Write the number of lines holding the word "with", and nothing else.
━━━━━━
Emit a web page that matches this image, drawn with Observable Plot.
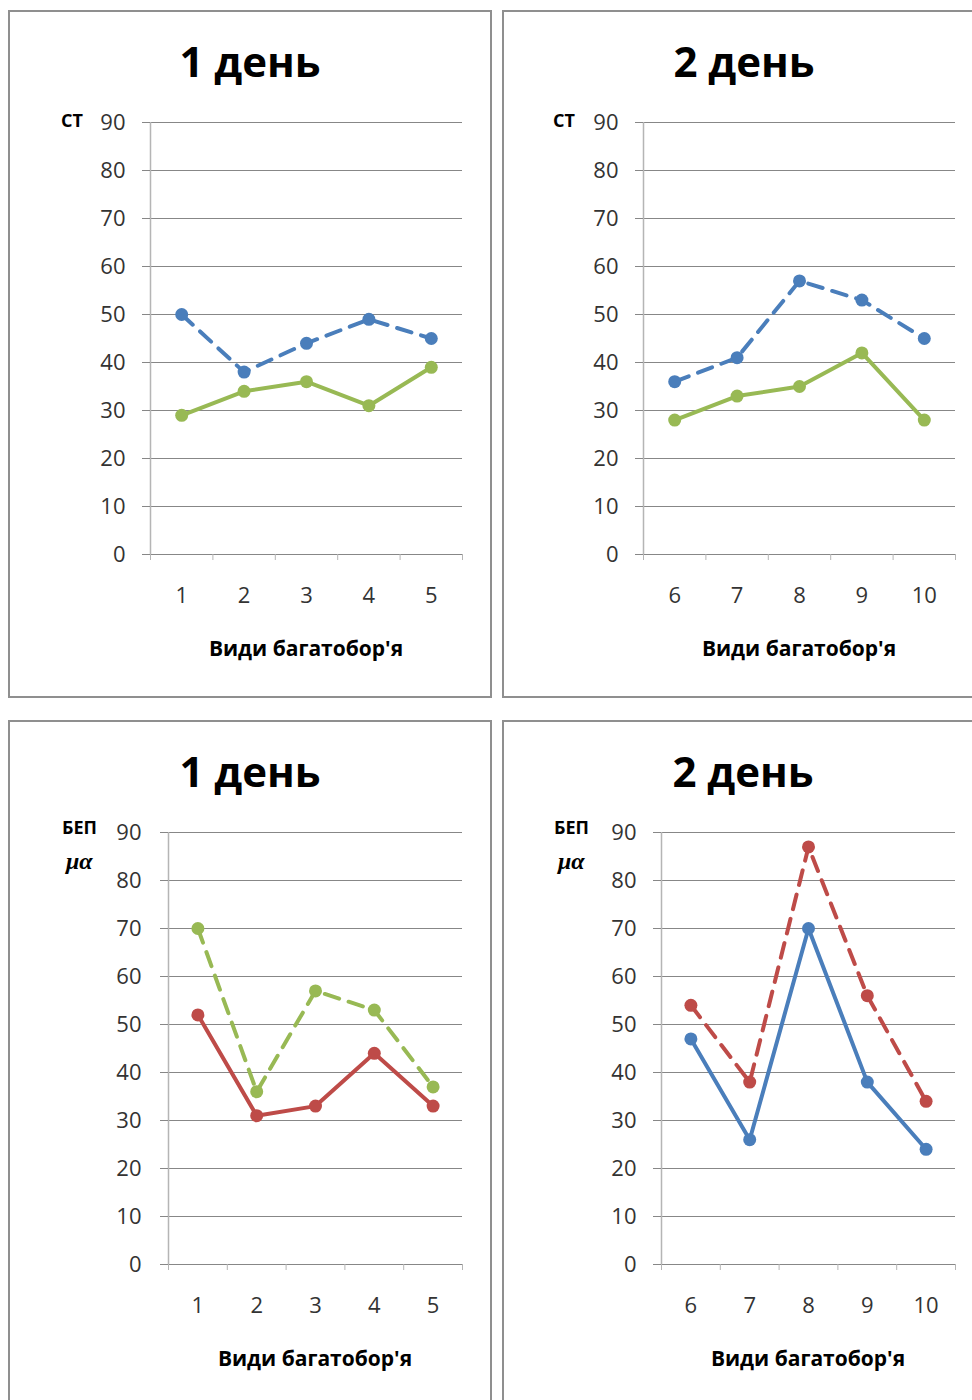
<!DOCTYPE html>
<html>
<head>
<meta charset="utf-8">
<script src="https://cdn.jsdelivr.net/npm/d3@7"></script>
<script src="https://cdn.jsdelivr.net/npm/@observablehq/plot@0.6"></script>
<style>
  html, body { margin: 0; padding: 0; background: #fff; }
  body { width: 972px; height: 1400px; position: relative; overflow: hidden; font-family: "Open Sans", sans-serif; }
  .panel { position: absolute; box-sizing: border-box; border: 2px solid #8f8f8f; background: #fff; }
  .txt { position: absolute; white-space: nowrap; line-height: 1; color: #000; }
  .chart { position: absolute; }
  .chart svg { display: block; overflow: visible; }
</style>
</head>
<body>
<script>
// ---------- data ----------
const day1Events = [1, 2, 3, 4, 5];
const day2Events = [6, 7, 8, 9, 10];
const yTicks = [0, 10, 20, 30, 40, 50, 60, 70, 80, 90];

// СТ
const stDay1Dashed = [50, 38, 44, 49, 45];
const stDay1Solid  = [29, 34, 36, 31, 39];
const stDay2Dashed = [36, 41, 57, 53, 45];
const stDay2Solid  = [28, 33, 35, 42, 28];

// БЕП μα
const bepDay1Dashed = [70, 36, 57, 53, 37];
const bepDay1Solid  = [52, 31, 33, 44, 33];
const bepDay2Dashed = [54, 38, 87, 56, 34];
const bepDay2Solid  = [47, 26, 70, 38, 24];

const titles = ["1 день", "2 день"];
const xTitle = "Види багатобор'я";

const BLUE = "#4a7ebb", GREEN = "#98b954", RED = "#be4b48";

// ---------- helpers ----------
function addText(txt, o) {
  const d = document.createElement("div");
  d.className = "txt";
  d.textContent = txt;
  const serif = !!o.serif;
  const asc = serif ? 0.8375 : 0.888;
  d.style.fontFamily = serif ? '"Liberation Serif", serif' : '"Open Sans", sans-serif';
  d.style.fontSize = o.size + "px";
  d.style.fontWeight = o.weight || 400;
  d.style.fontStyle = o.italic ? "italic" : "normal";
  d.style.top = (o.baseline - asc * o.size) + "px";
  d.style.left = o.x + "px";
  if (o.color) d.style.color = o.color;
  if (o.anchor === "middle") d.style.transform = "translateX(-50%)";
  document.body.appendChild(d);
}

function addPanel(l, t, w, h) {
  const d = document.createElement("div");
  d.className = "panel";
  d.style.left = l + "px"; d.style.top = t + "px";
  d.style.width = w + "px"; d.style.height = h + "px";
  document.body.appendChild(d);
}

function drawChart(cfg) {
  const mL = 120, mR = 20, mT = 30, mB = 130;
  const W = mL + (cfg.x1 - cfg.x0) + mR;
  const H = mT + (cfg.yBot - cfg.yTop) + mB;
  const n = cfg.cats.length;
  const pos = cfg.cats.map((c, i) => i + 1);
  const bounds = d3.range(n + 1).map(i => i + 0.5);
  const dashed = pos.map((p, i) => ({pos: p, v: cfg.dashed[i]}));
  const solid = pos.map((p, i) => ({pos: p, v: cfg.solid[i]}));

  const marks = [
    Plot.ruleY(yTicks, {stroke: "#878787", strokeWidth: 1}),
    Plot.ruleX([0.5], {stroke: "#b5b5b5", strokeWidth: 1.5}),
    Plot.axisY(yTicks, {anchor: "left", tickSize: 8, tickPadding: cfg.yPad, stroke: "#878787",
      fill: "#333", fontSize: 22, label: null}),
    Plot.axisX(bounds, {anchor: "bottom", tickSize: 6, tickFormat: () => "", stroke: "#b5b5b5", label: null}),
    Plot.axisX(pos, {anchor: "bottom", tickSize: 0, tickPadding: 33,
      tickFormat: d => String(cfg.cats[d - 1]), fill: "#333", fontSize: 22, label: null}),
    Plot.line(solid, {x: "pos", y: "v", stroke: cfg.solidColor, strokeWidth: 4}),
    Plot.dot(solid, {x: "pos", y: "v", r: 6.5, fill: cfg.solidColor}),
    Plot.line(dashed, {x: "pos", y: "v", stroke: cfg.dashedColor, strokeWidth: 4, strokeDasharray: "15,10"}),
    Plot.dot(dashed, {x: "pos", y: "v", r: 6.5, fill: cfg.dashedColor})
  ];

  const svg = Plot.plot({
    width: W, height: H,
    marginLeft: mL, marginRight: mR, marginTop: mT, marginBottom: mB,
    style: {fontFamily: '"Open Sans", sans-serif', fontSize: "22px", background: "transparent", overflow: "visible"},
    x: {type: "linear", domain: [0.5, n + 0.5]},
    y: {type: "linear", domain: [0, 90]},
    marks
  });
  const wrap = document.createElement("div");
  wrap.className = "chart";
  wrap.style.left = (cfg.x0 - mL) + "px";
  wrap.style.top = (cfg.yTop - mT) + "px";
  wrap.style.width = W + "px";
  wrap.appendChild(svg);
  document.body.appendChild(wrap);

  // titles and labels
  addText(cfg.title, {x: cfg.titleX, baseline: cfg.titleBase, size: 42, weight: 700, anchor: "middle"});
  addText(xTitle, {x: (cfg.x0 + cfg.x1) / 2, baseline: cfg.xTitleBase, size: 21, weight: 700, anchor: "middle"});
  cfg.yLabel.forEach(l => addText(l.text, l));
}

// ---------- panels ----------
addPanel(8, 10, 484, 688);
addPanel(502, 10, 480, 688);
addPanel(8, 720, 484, 700);
addPanel(502, 720, 480, 700);

drawChart({
  x0: 150, x1: 462, yTop: 122, yBot: 554, yPad: 17,
  cats: day1Events, dashed: stDay1Dashed, solid: stDay1Solid,
  dashedColor: BLUE, solidColor: GREEN,
  title: titles[0], titleX: 250, titleBase: 77, xTitleBase: 657,
  yLabel: [{text: "СТ", x: 61, baseline: 127, size: 18, weight: 700}]
});
drawChart({
  x0: 643, x1: 955, yTop: 122, yBot: 554, yPad: 17,
  cats: day2Events, dashed: stDay2Dashed, solid: stDay2Solid,
  dashedColor: BLUE, solidColor: GREEN,
  title: titles[1], titleX: 744, titleBase: 77, xTitleBase: 657,
  yLabel: [{text: "СТ", x: 553, baseline: 127, size: 18, weight: 700}]
});
drawChart({
  x0: 168, x1: 462, yTop: 832, yBot: 1264, yPad: 19,
  cats: day1Events, dashed: bepDay1Dashed, solid: bepDay1Solid,
  dashedColor: GREEN, solidColor: RED,
  title: titles[0], titleX: 250, titleBase: 787, xTitleBase: 1367,
  yLabel: [{text: "БЕП", x: 62, baseline: 834, size: 18, weight: 700},
           {text: "μα", x: 66, baseline: 869, size: 24, italic: true, serif: true, weight: 700}]
});
drawChart({
  x0: 661, x1: 955, yTop: 832, yBot: 1264, yPad: 17,
  cats: day2Events, dashed: bepDay2Dashed, solid: bepDay2Solid,
  dashedColor: RED, solidColor: BLUE,
  title: titles[1], titleX: 743, titleBase: 787, xTitleBase: 1367,
  yLabel: [{text: "БЕП", x: 554, baseline: 834, size: 18, weight: 700},
           {text: "μα", x: 558, baseline: 869, size: 24, italic: true, serif: true, weight: 700}]
});
</script>
</body>
</html>
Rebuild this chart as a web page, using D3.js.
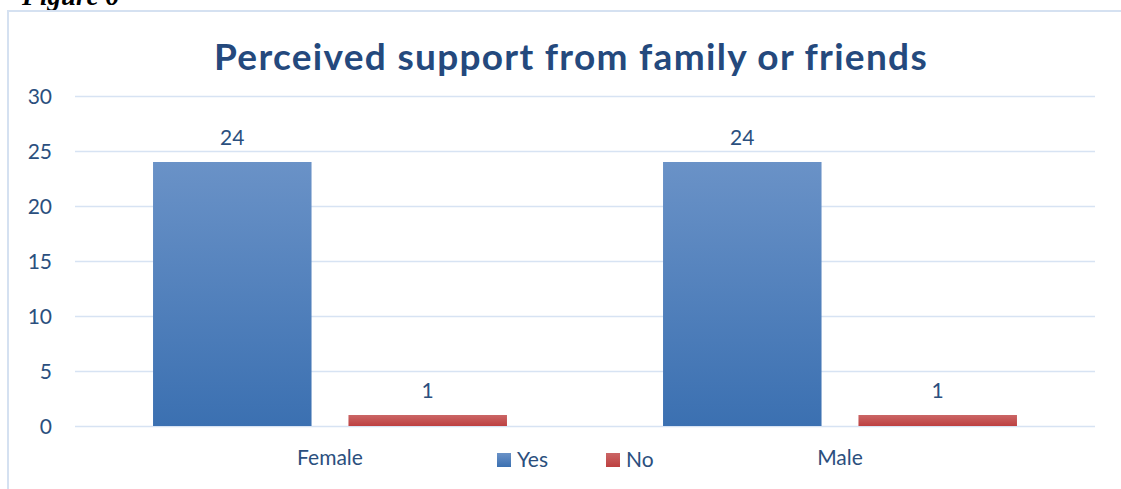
<!DOCTYPE html>
<html>
<head>
<meta charset="utf-8">
<script src="https://cdn.jsdelivr.net/npm/d3@7"></script>
<style>
  html, body { margin: 0; padding: 0; background: #ffffff; }
  svg { display: block; }
  text { font-family: Lato, "Noto Sans", sans-serif; }
</style>
</head>
<body>
<svg id="chart" width="1121" height="489"></svg>
<script>
// Survey counts by gender and answer
const categories = ["Female", "Male"];
const seriesNames = ["Yes", "No"];
const yesValues = [24, 24];
const noValues = [1, 1];
const yTicks = [0, 5, 10, 15, 20, 25, 30];

const titleText = "Perceived support from family or friends";
const captionText = "Figure 6";

const svg = d3.select("#chart");

const plot = { left: 75, right: 1095, top: 96, bottom: 426 };

const textColor = "#2b4f7e";
const titleColor = "#24497d";
const gridColor = "#d7e3f3";
const labelSize = "21px";

// Gradients for the two series
const defs = svg.append("defs");
const gradStops = {
  Yes: ["#6a92c7", "#3b70b1"],
  No: ["#cb6666", "#bd4040"]
};
seriesNames.forEach(s => {
  const g = defs.append("linearGradient")
    .attr("id", "grad-" + s)
    .attr("x1", 0).attr("y1", 0).attr("x2", 0).attr("y2", 1);
  g.append("stop").attr("offset", "0%").attr("stop-color", gradStops[s][0]);
  g.append("stop").attr("offset", "100%").attr("stop-color", gradStops[s][1]);
});

// Caption above the chart frame
svg.append("text")
  .attr("x", 22).attr("y", 5)
  .style("font-family", "'Liberation Serif', 'DejaVu Serif', serif")
  .style("font-style", "italic")
  .style("font-weight", "bold")
  .style("font-size", "27px")
  .attr("fill", "#000")
  .text(captionText);

// Chart frame
svg.append("rect")
  .attr("x", 8).attr("y", 11)
  .attr("width", 1126).attr("height", 500)
  .attr("fill", "none")
  .attr("stroke", "#d5e1f1")
  .attr("stroke-width", 2);

// Title
svg.append("text")
  .attr("x", 571).attr("y", 70)
  .attr("text-anchor", "middle")
  .style("font-weight", "bold")
  .style("font-size", "37px")
  .style("letter-spacing", "1.3px")
  .attr("fill", titleColor)
  .text(titleText);

// Scales
const y = d3.scaleLinear().domain([0, 30]).range([plot.bottom, plot.top]);
const x0 = d3.scaleBand().domain(categories)
  .range([plot.left, plot.right])
  .paddingInner(0.306).paddingOuter(0.153);
const x1 = d3.scaleBand().domain(seriesNames)
  .range([0, x0.bandwidth()])
  .paddingInner(0.189).paddingOuter(0);

// Y axis with gridlines
const yAxis = svg.append("g")
  .attr("transform", `translate(${plot.left},0)`)
  .call(d3.axisLeft(y).tickValues(yTicks)
    .tickSize(-(plot.right - plot.left)).tickPadding(23));
yAxis.select(".domain").remove();
yAxis.selectAll(".tick line")
  .attr("stroke", gridColor).attr("stroke-width", 1.6);
yAxis.selectAll(".tick text")
  .attr("fill", textColor)
  .style("font-size", labelSize)
  .attr("dy", "0.36em");

// Bars
const rows = categories.map((c, i) => ({ category: c, Yes: yesValues[i], No: noValues[i] }));
const groups = svg.append("g").selectAll("g")
  .data(rows).join("g")
  .attr("transform", d => `translate(${x0(d.category)},0)`);

groups.selectAll("rect")
  .data(d => seriesNames.map(s => ({ key: s, value: d[s] })))
  .join("rect")
  .attr("x", d => x1(d.key))
  .attr("y", d => y(d.value))
  .attr("width", x1.bandwidth())
  .attr("height", d => y(0) - y(d.value))
  .attr("fill", d => `url(#grad-${d.key})`);

// Value labels
groups.selectAll("text.value")
  .data(d => seriesNames.map(s => ({ key: s, value: d[s] })))
  .join("text")
  .attr("class", "value")
  .attr("x", d => x1(d.key) + x1.bandwidth() / 2)
  .attr("y", d => y(d.value) - 17)
  .attr("text-anchor", "middle")
  .attr("fill", textColor)
  .style("font-size", labelSize)
  .text(d => d.value);

// Category axis
const xAxis = svg.append("g")
  .attr("transform", `translate(0,${plot.bottom})`)
  .call(d3.axisBottom(x0).tickSize(0).tickPadding(0));
xAxis.select(".domain").remove();
xAxis.selectAll(".tick text")
  .attr("fill", textColor)
  .style("font-size", labelSize)
  .attr("y", 39)
  .attr("dy", 0);

// Legend
const legendItems = [
  { key: "Yes", x: 497 },
  { key: "No", x: 606 }
];
const legend = svg.append("g");
legendItems.forEach(item => {
  legend.append("rect")
    .attr("x", item.x).attr("y", 453)
    .attr("width", 14).attr("height", 14)
    .attr("fill", `url(#grad-${item.key})`);
  legend.append("text")
    .attr("x", item.x + 20).attr("y", 467)
    .attr("fill", textColor)
    .style("font-size", labelSize)
    .text(item.key);
});
</script>
</body>
</html>
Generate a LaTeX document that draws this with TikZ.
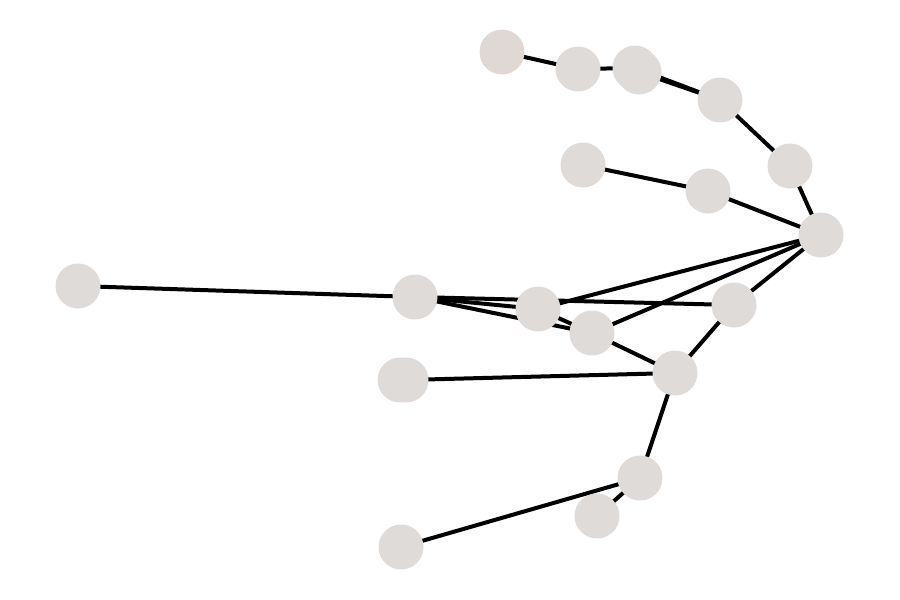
\documentclass[tikz,border=0pt]{standalone}
\usetikzlibrary{backgrounds}
\definecolor{nodefill}{HTML}{DFDBD9}
\definecolor{nodefillb}{HTML}{E0D8D5}
\tikzset{
  vert/.style={circle, fill=nodefill, draw=none, minimum size=45pt, inner sep=0pt},
  vertb/.style={vert, fill=nodefillb},
  edge/.style={line width=4pt, black},
}
\begin{document}
\begin{tikzpicture}[x=1pt,y=-1pt]
\useasboundingbox (0,0) rectangle (900,600);
\node[vertb] (A) at (502,52) {};
\node[vert] (B) at (578,69) {};
\node[vert] (C2) at (639,72) {};
\node[vert] (C1) at (635,68) {};
\node[vert] (D) at (720,100) {};
\node[vert] (E) at (790,166) {};
\node[vert] (F) at (821,235) {};
\node[vert] (G) at (583,165) {};
\node[vert] (H) at (708,191) {};
\node[vert] (I) at (78,286) {};
\node[vert] (J) at (415,297) {};
\node[vert] (M) at (734,305) {};
\node[vert] (K) at (538,309) {};
\node[vert] (L) at (592,333) {};
\node[vert] (N) at (675,373) {};
\node[vert] (O2) at (406,380) {};
\node[vert] (O1) at (400,380) {};
\node[vert] (P) at (640,478) {};
\node[vert] (Q) at (597,516) {};
\node[vert] (R) at (401,547) {};
\begin{scope}[on background layer]
\draw[edge] (A.center) -- (B.center);
\draw[edge] (B.center) -- (C1.center);
\draw[edge] (C1.center) -- (D.center);
\draw[edge] (C2.center) -- (D.center);
\draw[edge] (D.center) -- (E.center);
\draw[edge] (E.center) -- (F.center);
\draw[edge] (G.center) -- (H.center);
\draw[edge] (H.center) -- (F.center);
\draw[edge] (F.center) -- (K.center);
\draw[edge] (F.center) -- (L.center);
\draw[edge] (F.center) -- (M.center);
\draw[edge] (I.center) -- (J.center);
\draw[edge] (J.center) -- (K.center);
\draw[edge] (J.center) -- (L.center);
\draw[edge] (J.center) -- (M.center);
\draw[edge] (K.center) -- (L.center);
\draw[edge] (L.center) -- (N.center);
\draw[edge] (M.center) -- (N.center);
\draw[edge] (N.center) -- (O2.center);
\draw[edge] (N.center) -- (P.center);
\draw[edge] (P.center) -- (Q.center);
\draw[edge] (P.center) -- (R.center);
\end{scope}
\end{tikzpicture}
\end{document}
━━━━━━
- [Solution to this task]:
3